Zwarte gaten zijn kosmische alleseters die alles opslokken wat te dichtbij komt, dus ook informatie. Maar volgens de wetten van de quantummechanica kan informatie nooit verloren gaan. Astronomen Jacob Bekenstein en Stephen Hawking poneerden in 2016 een oplossing voor deze schijnbare paradox, die misschien wel voor het gehele heelal geldt.
Zwarte gaten zijn de mysterieuze alleseters van het universum. Alles wat te dichtbij komt, verdwijnt voor eeuwig uit ons heelal. Of toch niet? Dat is een kwestie waarover wetenschappers zich lange tijd het hoofd hebben gebroken.
Het verloren gaan van informatie in een zwart gat, wat volgens de relativiteitstheorie eigenlijk zou moeten gebeuren, staat lijnrecht op een belangrijke wet van de quantumfysica. Volgens deze wet kan er in het heelal namelijk helemaal geen informatie verloren gaan. Informatie kan alleen op een nieuwe manier verdeeld worden. Deze tegenstelling noemen we de ‘informatieparadox’.
Hologram
Jacob Bekenstein en Stephen Hawking doorbraken deze paradox door aan te tonen dat de informatie van objecten die in een zwart gat belanden, inderdaad niet verloren gaat. Sterker nog, de hoeveelheid informatie bleek recht evenredig toe te nemen met de oppervlakte van het zwarte gat. Een zwart gat wordt namelijk groter als je er meer informatie in stopt. Het gevonden verband tussen de oppervlakte was alleen nogal vreemd. Als je bijvoorbeeld een boek twee keer zo groot maakt, levert dit twee keer zoveel fysieke informatie op. Oftewel, de hoeveelheid informatie zou recht evenredig moeten zijn met het volume, en niet met de oppervlakte.
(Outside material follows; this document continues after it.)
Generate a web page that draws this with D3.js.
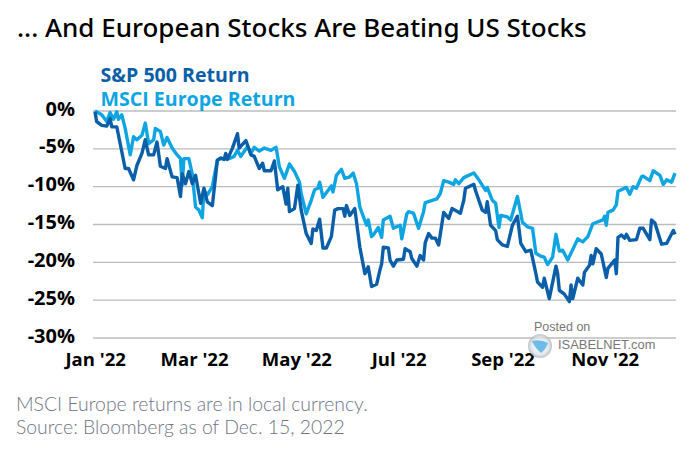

De verklaring voor Hawkings interessante verband was de volgende: de informatie wordt niet opgeslagen binnenin het zwarte gat, maar op de buitenkant. De buitenkant van een zwart gat is dus eigenlijk een grote ronde foto van alles wat er ooit in terechtgekomen is: elke deeltje verandert in een klein hologram.
Meeste efficiëntie
Nu weten we dus dat zwarte gaten informatie opslaan op hun grens met de buitenwereld. We weten ook dat de oppervlakte ervan toeneemt naarmate er meer informatie in terechtgekomen is. Uit deze twee feiten kan je een belangrijke conclusie trekken. Want er is limiet aan hoeveel informatie je in een bepaalde ruimte kan stoppen. Informatie gaat gepaard met massa (denk bijvoorbeeld aan een usb-stick) en als een object teveel massa heeft, stort het ineen door zijn eigen zwaartekracht. Zo kun je het ontstaan van een zwart gat zien. Als je nóg meer informatie in dat zwarte gat propt, wordt de oppervlakte ervan groter omdat er anders simpelweg niks meer bij past. Conclusie: zwarte gaten zijn de meest efficiënte databases in het hele heelal.
Holografisch heelal
Maar als zwarte gaten informatie opslaan op de meest efficiënte manier, waarom zou ons volledige heelal dit zelf ook niet doen? In andere woorden: is de kosmos waarin we leven eigenlijk een immens hologram? Dit inzicht van de Nederlandse natuurkundige Gerard ’t Hoofd heeft veel wetenschappers aan het denken gezet. Uit onderzoeken is namelijk gebleken dat holografische rekenmodellen van het heelal resultaten opleveren die goed aansluiten op de werkelijkheid. Ook zou de theorie een manier kunnen zijn om de kwantumfysica en de zwaartekrachtsfysica met elkaar te combineren, wat wordt gezien als een van de grootste uitdagingen van de wetenschap van nu.